Few reporters have covered Afghanistan as intrepidly and humanely as Edward Girardet. Now, in a gripping, personal account, Girardet delivers a story of that nation's resistance fighters, foreign invaders, mercenaries, spies, aid workers, Islamic extremists, and others who have defined Afghanistan's last thirty years of war, chaos, and strife.

As a young foreign correspondent, Girardet arrived in Afghanistan just three months prior to the Soviet invasion in 1979. Over the next decades, he trekked hundreds of miles across rugged mountains and deserts on clandestine journeys following Afghan guerrillas in battle as they smuggled French doctors into the country, and as they combated each other as well as invaders.
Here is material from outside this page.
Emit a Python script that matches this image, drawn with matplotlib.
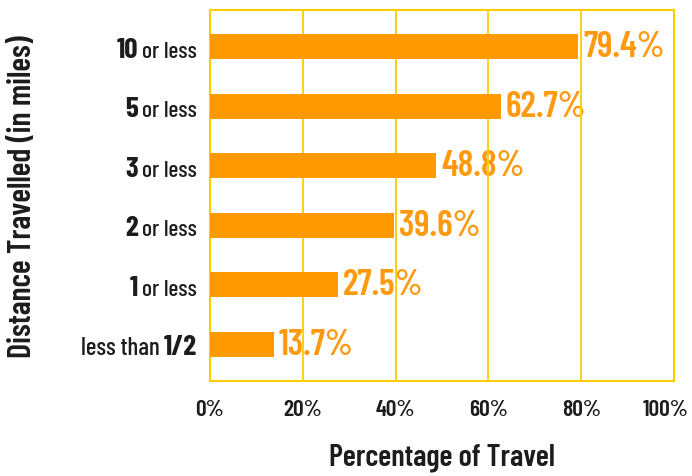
import numpy as np
import matplotlib
matplotlib.use("Agg")
import matplotlib.pyplot as plt
import matplotlib.transforms as mtrans

# data
numbers = ["10", "5", "3", "2", "1", "1/2"]
suffixes = ["or less", "or less", "or less", "or less", "or less", "less than"]
values = [79.4, 62.7, 48.8, 39.6, 27.5, 13.7]
xticks = [0, 20, 40, 60, 80, 100]

FONT = ["Barlow Condensed", "DejaVu Sans"]
plt.rcParams["font.family"] = FONT

orange = "#ff9900"
yellow = "#ffcc00"
dark = "#1c1c1c"

fig = plt.figure(figsize=(6.92, 4.77), dpi=100)
ax = fig.add_axes([210/692, 1 - 382/477, 464/692, 371/477])

y = np.arange(len(values))[::-1]
ax.barh(y, values, height=0.42, color=orange, zorder=3)
ax.set_xlim(0, 100)
ax.set_ylim(-0.62, len(values) - 1 + 0.62)
ax.set_xticks(xticks)
ax.set_xticklabels(["%d%%" % t for t in xticks], fontsize=17,
                   fontweight="semibold", color=dark)
ax.set_yticks([])
ax.set_axisbelow(False)
ax.grid(axis="x", color=yellow, lw=1.3)
for s in ax.spines.values():
    s.set_color(yellow)
    s.set_linewidth(1.5)
ax.tick_params(length=0, pad=13)

# the last tick label sits a bit left so it stays inside the picture
lab = ax.get_xticklabels()[-1]
lab.set_transform(lab.get_transform() +
                  mtrans.ScaledTranslation(-8/100, 0, fig.dpi_scale_trans))

# value labels (under the grid lines, like the original)
for yi, v in zip(y, values):
    ax.annotate("%.1f%%" % v, xy=(v, yi), xytext=(5, 0),
                textcoords="offset pixels", ha="left", va="center",
                fontsize=26, fontweight="semibold", color="#ff9a10",
                zorder=2)

# two-part category labels
for yi, num, suf in zip(y, numbers, suffixes):
    if suf == "or less":
        t = ax.annotate(suf, xy=(0, yi), xycoords=("axes fraction", "data"),
                        xytext=(-13, -10), textcoords="offset pixels",
                        ha="right", va="baseline", fontsize=17,
                        fontweight="medium", color=dark)
        ax.annotate(num, xy=(0, yi), xycoords=(t, "data"),
                    xytext=(-4, -10), textcoords="offset pixels",
                    ha="right", va="baseline", fontsize=21,
                    fontweight="bold", color=dark)
    else:
        t = ax.annotate(num, xy=(0, yi), xycoords=("axes fraction", "data"),
                        xytext=(-13, -10), textcoords="offset pixels",
                        ha="right", va="baseline", fontsize=21,
                        fontweight="bold", color=dark)
        ax.annotate(suf, xy=(0, yi), xycoords=(t, "data"),
                    xytext=(-4, -10), textcoords="offset pixels",
                    ha="right", va="baseline", fontsize=18,
                    fontweight="medium", color=dark)

ax.set_xlabel("Percentage of Travel", fontsize=22, fontweight="semibold",
              color=dark, labelpad=17)
fig.text(23/692, 1 - 197/477, "Distance Travelled (in miles)", rotation=90,
         ha="center", va="center", fontsize=23, fontweight="semibold",
         color=dark)

fig.savefig("out.png")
He witnessed the world's greatest refugee exodus, the bitter Battle for Kabul in the early 1990s, the rise of the Taliban, and, finally, the US-led Western military and recovery effort that began in 2001.

Girardet's encounters with key figures-including Ahmed Shah Massoud, the famed "Lion of Panjshir" assassinated by al Qaeda two days before 9/11, Gulbuddin Hekmatyar, an Islamic extremist massively supported by the Americans during the 1980s only to become one of today's most ruthless anti-Western insurgents, and Osama bin Laden-shed extraordinary light on the personalities who have shaped the nation, and its current challenges, from corruption and narcotics trafficking to selfish regional interests.

Killing the Cranes provides crucial insights into why the West's current involvement has turned into such a disaster, not only rekindling a new insurgency, but squandering billions of dollars on a recovery process that has shown scant success.




About the Author
Edward Girardet is a journalist, writer, and producer who has reported widely from humanitarian and conflict zones in Africa, Asia, and elsewhere since the late 1970s. As a foreign correspondent for "The Christian Science Monitor", "US News and World Report", and "The MacNeil/Lehrer NewsHour" based in Paris, he first began covering Afghanistan several months prior to the Soviet invasion in 1979. He has worked on numerous television current affairs and documentary segments on subjects ranging from the war in Angola to lost tribes in Western New Guinea and environmental issues in Africa for major European and North American broadcasters. Girardet is a founding director of the Institute for Media and Global Governance in Geneva, Switzerland. He is also editor of Crosslines Essential Media Ltd (UK).Girardet has written widely for major publications such as "National Geographic Magazine, The Christian Science Monitor, International Herald Tribune, Financial Times", and other media on humanitarian, media, and conflict issues. In addition to "Killing the Cranes", he has also written and edited several books, notably "Afghanistan-The Soviet War" (1985); "Somalia, Rwanda and Beyond" (1996); "Populations in Danger" (1996); and "The Crosslines Essential Field Guide to Afghanistan"(1998, 2004 and 2006). Girardet lives with his family in Cessy, France, near the Swiss border with Geneva.